--- BEGIN Supplied records ---

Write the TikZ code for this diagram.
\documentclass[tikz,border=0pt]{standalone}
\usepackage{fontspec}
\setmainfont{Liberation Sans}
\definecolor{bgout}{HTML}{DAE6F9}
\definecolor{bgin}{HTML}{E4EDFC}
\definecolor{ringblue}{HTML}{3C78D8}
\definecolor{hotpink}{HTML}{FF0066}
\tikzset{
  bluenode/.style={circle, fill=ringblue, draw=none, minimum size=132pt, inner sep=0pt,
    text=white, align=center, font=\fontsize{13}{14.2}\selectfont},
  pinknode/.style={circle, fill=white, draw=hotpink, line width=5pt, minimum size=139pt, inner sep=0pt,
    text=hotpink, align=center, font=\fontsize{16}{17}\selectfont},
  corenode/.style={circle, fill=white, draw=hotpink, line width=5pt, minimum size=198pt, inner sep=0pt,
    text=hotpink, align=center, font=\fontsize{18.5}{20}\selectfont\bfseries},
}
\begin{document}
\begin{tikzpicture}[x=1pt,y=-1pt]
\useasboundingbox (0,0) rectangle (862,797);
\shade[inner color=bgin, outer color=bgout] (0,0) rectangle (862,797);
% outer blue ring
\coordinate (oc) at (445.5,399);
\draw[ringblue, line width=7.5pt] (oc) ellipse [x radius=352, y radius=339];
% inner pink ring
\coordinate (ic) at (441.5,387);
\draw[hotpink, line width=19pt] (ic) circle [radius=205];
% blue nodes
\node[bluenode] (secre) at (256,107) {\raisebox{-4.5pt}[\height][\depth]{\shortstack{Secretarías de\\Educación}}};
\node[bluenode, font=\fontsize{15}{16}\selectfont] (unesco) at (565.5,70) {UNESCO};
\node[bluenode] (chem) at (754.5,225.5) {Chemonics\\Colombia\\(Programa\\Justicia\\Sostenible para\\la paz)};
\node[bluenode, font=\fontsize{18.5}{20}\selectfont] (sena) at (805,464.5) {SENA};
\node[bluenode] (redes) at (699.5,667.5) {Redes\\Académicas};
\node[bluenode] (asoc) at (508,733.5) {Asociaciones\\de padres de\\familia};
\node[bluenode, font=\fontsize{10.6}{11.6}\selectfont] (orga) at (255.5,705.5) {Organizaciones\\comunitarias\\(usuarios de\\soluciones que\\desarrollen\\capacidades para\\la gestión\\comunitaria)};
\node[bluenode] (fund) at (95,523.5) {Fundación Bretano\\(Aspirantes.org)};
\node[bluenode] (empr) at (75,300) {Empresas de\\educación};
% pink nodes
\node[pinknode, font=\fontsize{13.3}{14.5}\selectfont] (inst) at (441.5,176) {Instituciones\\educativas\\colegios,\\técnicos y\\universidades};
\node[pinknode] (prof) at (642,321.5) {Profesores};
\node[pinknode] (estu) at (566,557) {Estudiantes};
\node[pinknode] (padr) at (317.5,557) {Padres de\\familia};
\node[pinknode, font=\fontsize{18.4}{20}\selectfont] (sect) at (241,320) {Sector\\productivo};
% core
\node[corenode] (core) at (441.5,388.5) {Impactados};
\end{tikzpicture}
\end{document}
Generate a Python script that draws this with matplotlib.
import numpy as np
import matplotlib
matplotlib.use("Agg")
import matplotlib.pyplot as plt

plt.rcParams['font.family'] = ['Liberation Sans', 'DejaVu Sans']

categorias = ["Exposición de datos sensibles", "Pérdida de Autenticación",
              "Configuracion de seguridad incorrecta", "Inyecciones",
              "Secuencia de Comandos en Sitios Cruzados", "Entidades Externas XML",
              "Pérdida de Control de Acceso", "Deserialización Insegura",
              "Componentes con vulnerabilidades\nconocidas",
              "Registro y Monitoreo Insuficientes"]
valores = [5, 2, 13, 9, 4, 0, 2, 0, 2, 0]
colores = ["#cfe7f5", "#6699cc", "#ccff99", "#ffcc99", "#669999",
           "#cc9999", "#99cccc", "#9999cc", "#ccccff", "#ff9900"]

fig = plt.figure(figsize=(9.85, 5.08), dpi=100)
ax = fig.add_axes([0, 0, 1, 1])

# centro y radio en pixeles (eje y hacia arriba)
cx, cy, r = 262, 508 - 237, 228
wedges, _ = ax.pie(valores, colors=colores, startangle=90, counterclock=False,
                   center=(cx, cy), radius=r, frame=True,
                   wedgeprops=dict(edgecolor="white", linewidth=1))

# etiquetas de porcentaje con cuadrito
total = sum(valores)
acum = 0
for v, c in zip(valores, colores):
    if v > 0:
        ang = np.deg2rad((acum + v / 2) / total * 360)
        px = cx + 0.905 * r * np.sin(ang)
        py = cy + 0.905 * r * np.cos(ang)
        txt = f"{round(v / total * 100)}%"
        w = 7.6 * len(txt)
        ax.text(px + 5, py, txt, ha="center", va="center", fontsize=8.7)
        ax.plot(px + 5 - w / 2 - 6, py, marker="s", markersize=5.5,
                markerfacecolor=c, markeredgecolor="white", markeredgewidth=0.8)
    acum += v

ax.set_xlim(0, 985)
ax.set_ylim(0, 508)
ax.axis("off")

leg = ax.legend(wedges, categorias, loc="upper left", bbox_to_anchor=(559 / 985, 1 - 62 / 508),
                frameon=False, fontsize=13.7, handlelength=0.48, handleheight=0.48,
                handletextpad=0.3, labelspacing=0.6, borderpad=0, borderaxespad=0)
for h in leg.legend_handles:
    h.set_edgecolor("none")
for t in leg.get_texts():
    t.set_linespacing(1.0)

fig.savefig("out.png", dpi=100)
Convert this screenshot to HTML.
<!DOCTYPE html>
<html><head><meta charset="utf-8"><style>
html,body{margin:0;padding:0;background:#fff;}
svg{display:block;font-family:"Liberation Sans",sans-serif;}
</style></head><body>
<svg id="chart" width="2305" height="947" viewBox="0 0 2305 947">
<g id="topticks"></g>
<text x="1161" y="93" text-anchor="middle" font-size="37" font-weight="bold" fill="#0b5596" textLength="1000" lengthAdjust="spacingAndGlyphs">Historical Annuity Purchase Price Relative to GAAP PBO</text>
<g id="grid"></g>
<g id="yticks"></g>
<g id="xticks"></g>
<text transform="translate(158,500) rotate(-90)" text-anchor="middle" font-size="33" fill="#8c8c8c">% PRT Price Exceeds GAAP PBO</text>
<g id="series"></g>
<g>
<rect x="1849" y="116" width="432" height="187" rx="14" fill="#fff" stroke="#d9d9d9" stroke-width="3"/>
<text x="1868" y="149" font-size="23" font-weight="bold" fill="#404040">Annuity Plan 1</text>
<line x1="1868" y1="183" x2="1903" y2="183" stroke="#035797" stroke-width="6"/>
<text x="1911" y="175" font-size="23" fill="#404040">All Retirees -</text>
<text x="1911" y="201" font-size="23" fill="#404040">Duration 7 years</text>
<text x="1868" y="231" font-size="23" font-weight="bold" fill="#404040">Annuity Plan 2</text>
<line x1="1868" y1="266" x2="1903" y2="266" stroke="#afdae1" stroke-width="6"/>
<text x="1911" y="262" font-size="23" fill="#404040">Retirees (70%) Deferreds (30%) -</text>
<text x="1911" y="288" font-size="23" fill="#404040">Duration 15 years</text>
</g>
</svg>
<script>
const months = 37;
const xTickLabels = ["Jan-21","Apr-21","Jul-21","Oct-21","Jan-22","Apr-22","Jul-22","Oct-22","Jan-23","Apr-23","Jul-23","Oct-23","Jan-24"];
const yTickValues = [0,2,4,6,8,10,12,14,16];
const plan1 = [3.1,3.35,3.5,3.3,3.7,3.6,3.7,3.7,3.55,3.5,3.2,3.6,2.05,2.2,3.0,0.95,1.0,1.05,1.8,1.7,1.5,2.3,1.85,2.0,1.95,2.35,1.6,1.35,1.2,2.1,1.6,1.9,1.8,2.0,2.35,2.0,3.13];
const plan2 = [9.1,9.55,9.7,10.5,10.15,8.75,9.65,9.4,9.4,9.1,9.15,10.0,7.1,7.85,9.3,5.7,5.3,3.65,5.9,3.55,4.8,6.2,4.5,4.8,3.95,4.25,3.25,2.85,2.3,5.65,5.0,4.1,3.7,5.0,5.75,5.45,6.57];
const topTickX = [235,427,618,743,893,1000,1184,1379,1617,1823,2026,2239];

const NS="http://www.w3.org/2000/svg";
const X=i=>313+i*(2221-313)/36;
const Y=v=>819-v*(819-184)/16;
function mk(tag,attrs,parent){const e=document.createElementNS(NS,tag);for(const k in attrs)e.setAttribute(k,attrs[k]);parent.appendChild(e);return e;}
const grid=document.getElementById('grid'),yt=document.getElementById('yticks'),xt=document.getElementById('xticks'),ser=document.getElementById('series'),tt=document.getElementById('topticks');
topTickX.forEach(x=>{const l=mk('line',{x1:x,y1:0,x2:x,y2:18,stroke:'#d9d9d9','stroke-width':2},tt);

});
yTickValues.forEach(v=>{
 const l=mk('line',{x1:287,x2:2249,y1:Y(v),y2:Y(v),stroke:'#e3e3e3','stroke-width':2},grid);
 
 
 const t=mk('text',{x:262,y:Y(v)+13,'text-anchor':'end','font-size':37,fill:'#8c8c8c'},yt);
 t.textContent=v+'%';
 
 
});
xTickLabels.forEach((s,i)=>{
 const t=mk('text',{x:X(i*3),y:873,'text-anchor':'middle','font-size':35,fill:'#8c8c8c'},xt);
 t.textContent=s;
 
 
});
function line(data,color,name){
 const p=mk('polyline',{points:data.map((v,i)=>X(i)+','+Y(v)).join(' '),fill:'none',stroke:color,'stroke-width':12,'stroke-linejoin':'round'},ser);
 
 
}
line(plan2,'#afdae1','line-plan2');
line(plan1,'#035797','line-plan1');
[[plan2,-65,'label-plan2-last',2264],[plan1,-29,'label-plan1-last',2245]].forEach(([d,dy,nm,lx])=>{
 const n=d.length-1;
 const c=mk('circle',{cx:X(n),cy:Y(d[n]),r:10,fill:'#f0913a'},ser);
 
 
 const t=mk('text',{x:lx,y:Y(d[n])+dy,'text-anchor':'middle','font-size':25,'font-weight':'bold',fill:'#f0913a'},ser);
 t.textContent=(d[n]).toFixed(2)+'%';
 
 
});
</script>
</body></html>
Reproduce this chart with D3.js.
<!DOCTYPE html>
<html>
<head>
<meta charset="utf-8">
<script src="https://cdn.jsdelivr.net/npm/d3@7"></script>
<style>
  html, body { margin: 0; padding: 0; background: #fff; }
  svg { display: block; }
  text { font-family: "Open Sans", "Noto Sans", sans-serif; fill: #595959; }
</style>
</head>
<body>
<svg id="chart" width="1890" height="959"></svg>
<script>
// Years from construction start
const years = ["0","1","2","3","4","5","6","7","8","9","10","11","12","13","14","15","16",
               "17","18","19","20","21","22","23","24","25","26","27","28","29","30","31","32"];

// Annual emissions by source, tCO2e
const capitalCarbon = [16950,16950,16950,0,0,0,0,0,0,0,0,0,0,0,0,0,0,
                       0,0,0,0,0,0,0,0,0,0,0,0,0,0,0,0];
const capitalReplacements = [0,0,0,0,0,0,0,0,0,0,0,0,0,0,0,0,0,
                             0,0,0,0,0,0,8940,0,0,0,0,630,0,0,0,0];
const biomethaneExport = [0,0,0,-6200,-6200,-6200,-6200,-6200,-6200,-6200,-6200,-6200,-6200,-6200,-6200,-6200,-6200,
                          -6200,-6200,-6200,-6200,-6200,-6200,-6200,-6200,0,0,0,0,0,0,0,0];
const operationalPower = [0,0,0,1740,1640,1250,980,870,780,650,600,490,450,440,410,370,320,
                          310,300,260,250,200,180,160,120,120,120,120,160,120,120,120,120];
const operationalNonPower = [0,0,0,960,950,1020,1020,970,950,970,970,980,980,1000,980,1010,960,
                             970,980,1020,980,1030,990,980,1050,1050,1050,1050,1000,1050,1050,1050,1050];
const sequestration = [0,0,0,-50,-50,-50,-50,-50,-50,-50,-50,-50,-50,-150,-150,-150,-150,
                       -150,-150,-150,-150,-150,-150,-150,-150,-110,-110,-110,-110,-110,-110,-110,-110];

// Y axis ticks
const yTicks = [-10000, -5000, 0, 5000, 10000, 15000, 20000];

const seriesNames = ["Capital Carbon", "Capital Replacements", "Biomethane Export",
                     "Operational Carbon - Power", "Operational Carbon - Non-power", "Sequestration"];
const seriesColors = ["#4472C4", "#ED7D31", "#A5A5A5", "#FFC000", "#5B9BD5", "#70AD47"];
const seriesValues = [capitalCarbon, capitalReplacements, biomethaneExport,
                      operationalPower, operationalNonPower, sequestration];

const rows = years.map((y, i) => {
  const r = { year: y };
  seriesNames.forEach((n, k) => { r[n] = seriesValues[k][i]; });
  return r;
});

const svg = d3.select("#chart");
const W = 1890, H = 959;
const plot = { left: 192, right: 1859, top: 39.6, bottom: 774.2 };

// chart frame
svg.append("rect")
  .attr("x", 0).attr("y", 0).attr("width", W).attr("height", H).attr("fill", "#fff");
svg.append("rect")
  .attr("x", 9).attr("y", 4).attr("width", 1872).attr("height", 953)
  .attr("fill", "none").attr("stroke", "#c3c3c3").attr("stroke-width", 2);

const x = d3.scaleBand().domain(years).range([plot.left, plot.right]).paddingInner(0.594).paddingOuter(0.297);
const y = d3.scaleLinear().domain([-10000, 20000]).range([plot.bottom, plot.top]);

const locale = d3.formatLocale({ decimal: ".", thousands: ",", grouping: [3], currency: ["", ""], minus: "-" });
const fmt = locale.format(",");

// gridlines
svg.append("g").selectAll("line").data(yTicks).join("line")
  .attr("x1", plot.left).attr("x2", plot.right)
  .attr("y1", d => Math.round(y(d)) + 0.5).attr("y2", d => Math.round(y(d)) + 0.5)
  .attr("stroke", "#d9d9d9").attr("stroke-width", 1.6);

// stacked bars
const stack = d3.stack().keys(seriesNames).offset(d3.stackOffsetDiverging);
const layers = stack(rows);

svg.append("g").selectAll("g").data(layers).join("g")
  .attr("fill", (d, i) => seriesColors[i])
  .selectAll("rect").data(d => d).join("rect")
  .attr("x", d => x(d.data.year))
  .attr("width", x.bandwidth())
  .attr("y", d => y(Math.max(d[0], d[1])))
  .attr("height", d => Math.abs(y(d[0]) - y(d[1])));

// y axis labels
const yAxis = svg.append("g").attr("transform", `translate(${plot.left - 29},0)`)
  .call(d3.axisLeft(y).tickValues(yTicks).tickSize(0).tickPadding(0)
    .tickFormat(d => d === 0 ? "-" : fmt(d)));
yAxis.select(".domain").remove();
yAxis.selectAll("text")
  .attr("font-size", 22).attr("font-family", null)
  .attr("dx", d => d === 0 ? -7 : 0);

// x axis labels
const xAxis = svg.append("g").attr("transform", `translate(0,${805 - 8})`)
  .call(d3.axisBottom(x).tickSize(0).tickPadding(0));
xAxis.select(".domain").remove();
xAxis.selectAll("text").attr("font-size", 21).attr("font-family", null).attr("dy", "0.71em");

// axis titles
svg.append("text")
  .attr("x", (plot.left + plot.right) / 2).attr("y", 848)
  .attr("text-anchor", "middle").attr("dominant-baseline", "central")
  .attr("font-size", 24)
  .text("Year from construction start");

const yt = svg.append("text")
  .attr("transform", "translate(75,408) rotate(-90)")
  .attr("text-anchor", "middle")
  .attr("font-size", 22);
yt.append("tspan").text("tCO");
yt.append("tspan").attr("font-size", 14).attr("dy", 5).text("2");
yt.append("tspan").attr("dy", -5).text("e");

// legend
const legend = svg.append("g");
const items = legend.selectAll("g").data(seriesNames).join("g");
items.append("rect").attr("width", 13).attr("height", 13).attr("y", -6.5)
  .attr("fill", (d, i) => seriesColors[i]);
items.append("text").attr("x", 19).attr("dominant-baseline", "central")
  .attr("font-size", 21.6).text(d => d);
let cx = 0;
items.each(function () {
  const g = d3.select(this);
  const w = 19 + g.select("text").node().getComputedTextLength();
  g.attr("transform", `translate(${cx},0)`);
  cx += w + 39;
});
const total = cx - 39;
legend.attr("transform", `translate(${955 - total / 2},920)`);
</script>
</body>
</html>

--- END Supplied records ---

What the exercise asks: From the records, copy every line that has the string "with" in it.

Finished answer:
Generate a Python script that draws this with matplotlib.
Reproduce this chart with D3.js.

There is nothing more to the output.